RECORDS SHOWN:

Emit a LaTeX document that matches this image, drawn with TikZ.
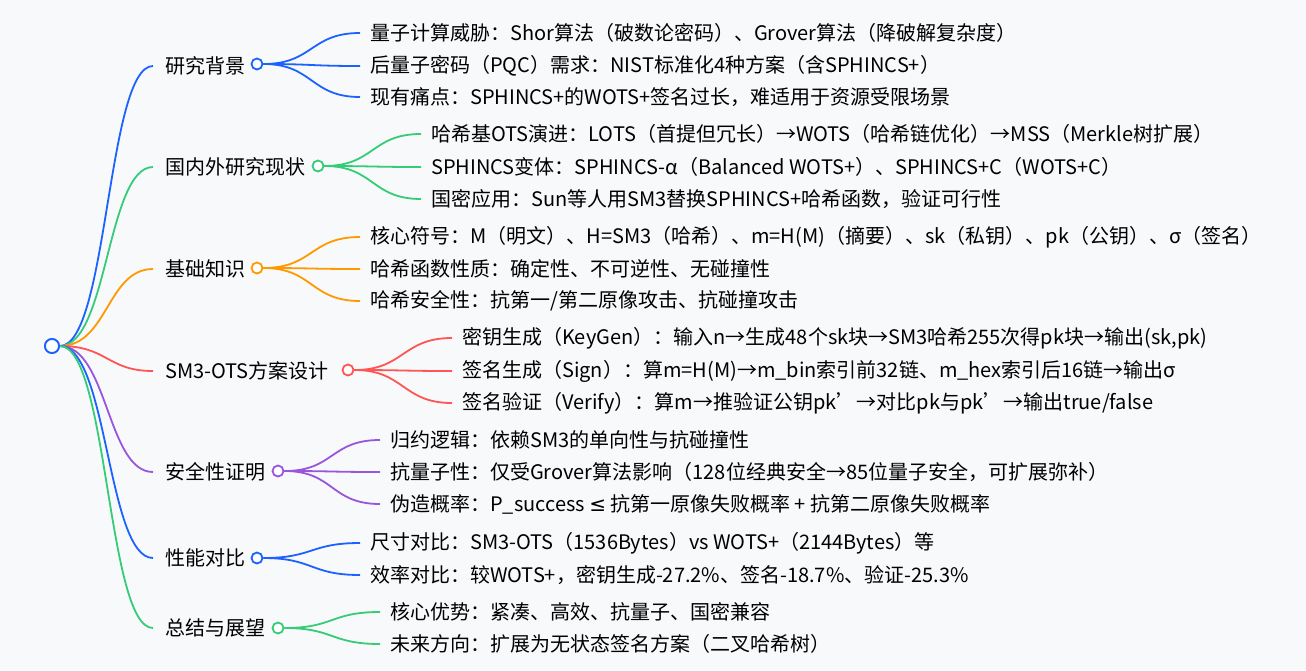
\documentclass[tikz,border=0pt]{standalone}
\usepackage{fontspec}
\setmainfont{Noto Sans CJK SC}
\newfontfamily\symfont{DejaVu Sans}
\usetikzlibrary{calc}
\definecolor{cblue}{RGB}{28,98,255}
\definecolor{cgreen}{RGB}{52,204,118}
\definecolor{corange}{RGB}{255,153,0}
\definecolor{cred}{RGB}{255,85,85}
\definecolor{cpurple}{RGB}{153,85,221}
\definecolor{bg}{RGB}{248,249,251}
\tikzset{
  txt/.style={anchor=west,inner sep=0pt,font=\fontsize{20}{22}\selectfont},
  knob/.style={circle,draw=#1,fill=white,line width=1.8pt,inner sep=0pt,minimum size=11pt},
  lnk/.style={draw=#1,line width=1.8pt}
}
\newcommand{\branch}[3]{% from, to, colour
  \draw[lnk=#3] (#1.east) .. controls +(48,0) and ($(#2.west)+(-58,0)$) .. ($(#2.west)+(-12,0)$);}
\newcommand{\leaf}[3]{%
  \draw[lnk=#3] (#1.east) .. controls +(50,0) and ($(#2.west)+(-60,0)$) .. ($(#2.west)+(-10,0)$);}
\newcommand{\pr}{\symbol{39}}
\begin{document}
\begin{tikzpicture}[x=1pt,y=-1pt]
 \fill[bg] (0,0) rectangle (1306,670);
 \useasboundingbox (0,0) rectangle (1306,670);

 \node[knob=cblue,minimum size=14pt] (root) at (52,346) {};

 % branches
 \node[txt] (b1) at (165,66) {研究背景};
 \node[txt] (b2) at (165,167) {国内外研究现状};
 \node[txt] (b3) at (165,269) {基础知识};
 \node[txt] (b4) at (165,371) {SM3-OTS方案设计};
 \node[txt] (b5) at (165,472) {安全性证明};
 \node[txt] (b6) at (165,558) {性能对比};
 \node[txt] (b7) at (165,628) {总结与展望};

 \node[knob=cblue] (k1) at (257,64) {};
 \node[knob=cgreen] (k2) at (318,166) {};
 \node[knob=corange] (k3) at (257,268) {};
 \node[knob=cred] (k4) at (348,370) {};
 \node[knob=cpurple] (k5) at (278,471) {};
 \node[knob=cblue] (k6) at (257,558) {};
 \node[knob=cgreen] (k7) at (278,628) {};

 \branch{root}{b1}{cblue}
 \branch{root}{b2}{cgreen}
 \branch{root}{b3}{corange}
 \branch{root}{b4}{cred}
 \branch{root}{b5}{cpurple}
 \branch{root}{b6}{cblue}
 \branch{root}{b7}{cgreen}

 % leaves
 \node[txt] (l11) at (370,33) {量子计算威胁：Shor算法（破数论密码）、Grover算法（降破解复杂度）};
 \node[txt] (l12) at (370,66) {后量子密码（PQC）需求：NIST标准化4种方案（含SPHINCS+）};
 \node[txt] (l13) at (370,97) {现有痛点：SPHINCS+的WOTS+签名过长，难适用于资源受限场景};
 \leaf{k1}{l11}{cblue} \leaf{k1}{l12}{cblue} \leaf{k1}{l13}{cblue}

 \node[txt] (l21) at (431,134) {哈希基OTS演进：LOTS（首提但冗长）→WOTS（哈希链优化）→MSS（Merkle树扩展）};
 \node[txt] (l22) at (431,167) {SPHINCS变体：SPHINCS-α（Balanced WOTS+）、SPHINCS+C（WOTS+C）};
 \node[txt] (l23) at (431,199) {国密应用：Sun等人用SM3替换SPHINCS+哈希函数，验证可行性};
 \leaf{k2}{l21}{cgreen} \leaf{k2}{l22}{cgreen} \leaf{k2}{l23}{cgreen}

 \node[txt] (l31) at (370,237) {核心符号：M（明文）、H=SM3（哈希）、m=H(M)（摘要）、sk（私钥）、pk（公钥）、σ（签名）};
 \node[txt] (l32) at (370,269) {哈希函数性质：确定性、不可逆性、无碰撞性};
 \node[txt] (l33) at (370,301) {哈希安全性：抗第一/第二原像攻击、抗碰撞攻击};
 \leaf{k3}{l31}{corange} \leaf{k3}{l32}{corange} \leaf{k3}{l33}{corange}

 \node[txt] (l41) at (462,338) {密钥生成（KeyGen）：输入n→生成48个sk块→SM3哈希255次得pk块→输出(sk,pk)};
 \node[txt] (l42) at (462,371) {签名生成（Sign）：算m=H(M)→m\_bin索引前32链、m\_hex索引后16链→输出σ};
 \node[txt] (l43) at (462,403) {签名验证（Verify）：算m→推验证公钥pk\pr→对比pk与pk\pr→输出true/false};
 \leaf{k4}{l41}{cred} \leaf{k4}{l42}{cred} \leaf{k4}{l43}{cred}

 \node[txt] (l51) at (390,440) {归约逻辑：依赖SM3的单向性与抗碰撞性};
 \node[txt] (l52) at (390,472) {抗量子性：仅受Grover算法影响（128位经典安全→85位量子安全，可扩展弥补）};
 \node[txt] (l53) at (390,504) {伪造概率：P\_success {\symfont ≤} 抗第一原像失败概率 + 抗第二原像失败概率};
 \leaf{k5}{l51}{cpurple} \leaf{k5}{l52}{cpurple} \leaf{k5}{l53}{cpurple}

 \node[txt] (l61) at (370,543) {尺寸对比：SM3-OTS（1536Bytes）vs WOTS+（2144Bytes）等};
 \node[txt] (l62) at (370,575) {效率对比：较WOTS+，密钥生成-27.2\%、签名-18.7\%、验证-25.3\%};
 \leaf{k6}{l61}{cblue} \leaf{k6}{l62}{cblue}

 \node[txt] (l71) at (390,612) {核心优势：紧凑、高效、抗量子、国密兼容};
 \node[txt] (l72) at (390,644) {未来方向：扩展为无状态签名方案（二叉哈希树）};
 \leaf{k7}{l71}{cgreen} \leaf{k7}{l72}{cgreen}

 \node[knob=cblue,minimum size=14pt] at (root) {};
\end{tikzpicture}
\end{document}
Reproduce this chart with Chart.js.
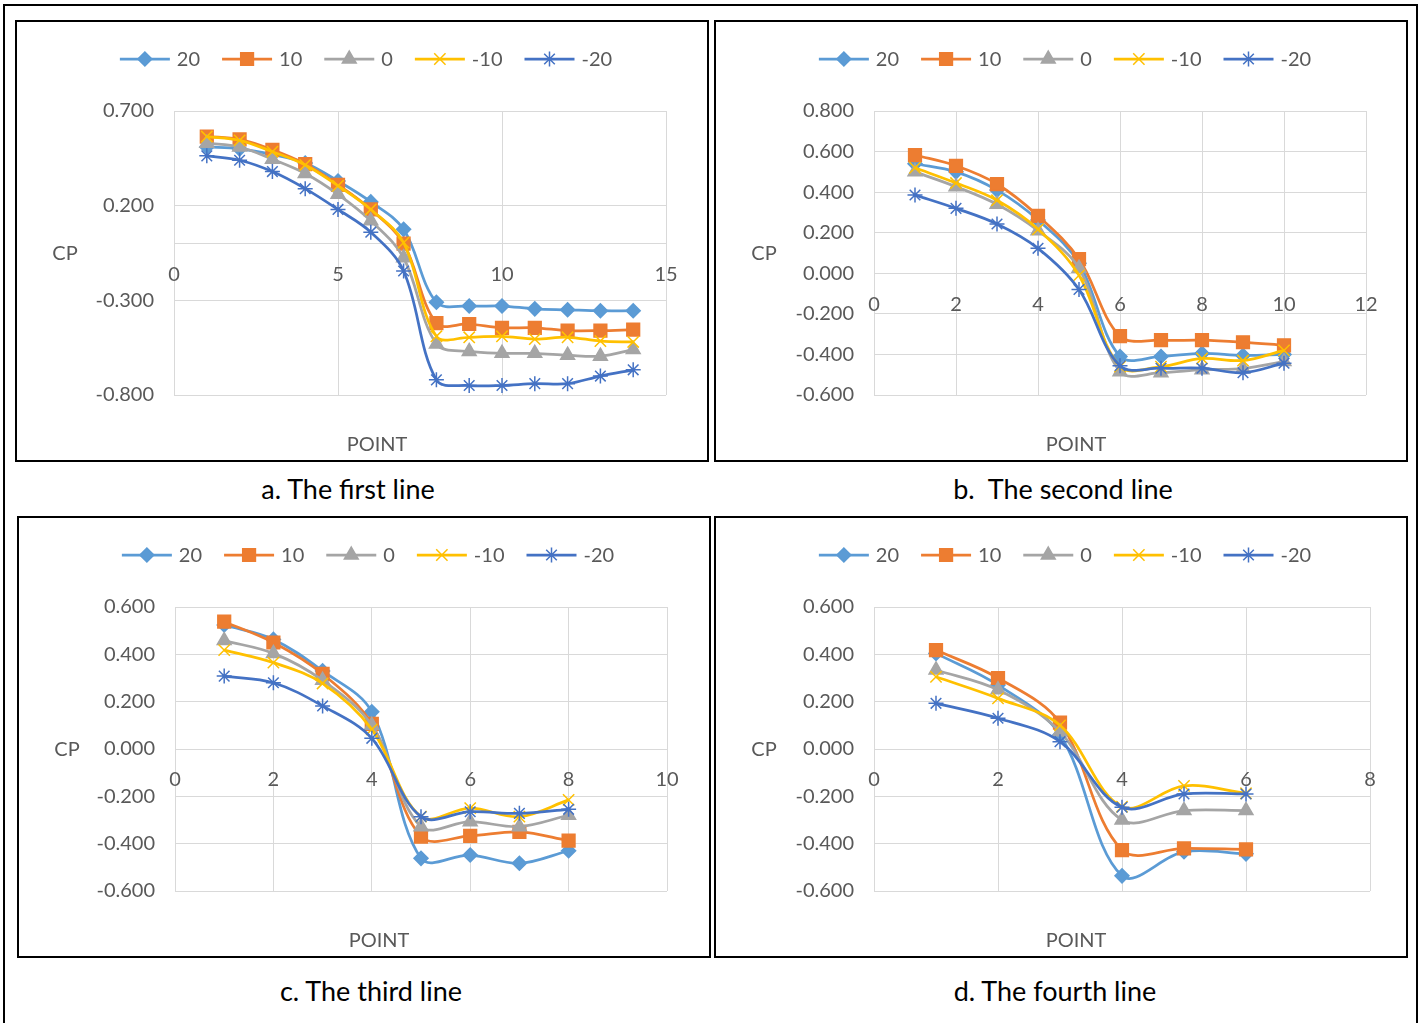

EXERCISE INSTRUCTIONS:
Word for word, give again the lines from the first entry to the line with "size=14pt] (root) at", inclusive. Exclude the pictures.

COMPLETE ANSWER:
Emit a LaTeX document that matches this image, drawn with TikZ.
\documentclass[tikz,border=0pt]{standalone}
\usepackage{fontspec}
\setmainfont{Noto Sans CJK SC}
\newfontfamily\symfont{DejaVu Sans}
\usetikzlibrary{calc}
\definecolor{cblue}{RGB}{28,98,255}
\definecolor{cgreen}{RGB}{52,204,118}
\definecolor{corange}{RGB}{255,153,0}
\definecolor{cred}{RGB}{255,85,85}
\definecolor{cpurple}{RGB}{153,85,221}
\definecolor{bg}{RGB}{248,249,251}
\tikzset{
  txt/.style={anchor=west,inner sep=0pt,font=\fontsize{20}{22}\selectfont},
  knob/.style={circle,draw=#1,fill=white,line width=1.8pt,inner sep=0pt,minimum size=11pt},
  lnk/.style={draw=#1,line width=1.8pt}
}
\newcommand{\branch}[3]{% from, to, colour
  \draw[lnk=#3] (#1.east) .. controls +(48,0) and ($(#2.west)+(-58,0)$) .. ($(#2.west)+(-12,0)$);}
\newcommand{\leaf}[3]{%
  \draw[lnk=#3] (#1.east) .. controls +(50,0) and ($(#2.west)+(-60,0)$) .. ($(#2.west)+(-10,0)$);}
\newcommand{\pr}{\symbol{39}}
\begin{document}
\begin{tikzpicture}[x=1pt,y=-1pt]
 \fill[bg] (0,0) rectangle (1306,670);
 \useasboundingbox (0,0) rectangle (1306,670);

 \node[knob=cblue,minimum size=14pt] (root) at (52,346) {};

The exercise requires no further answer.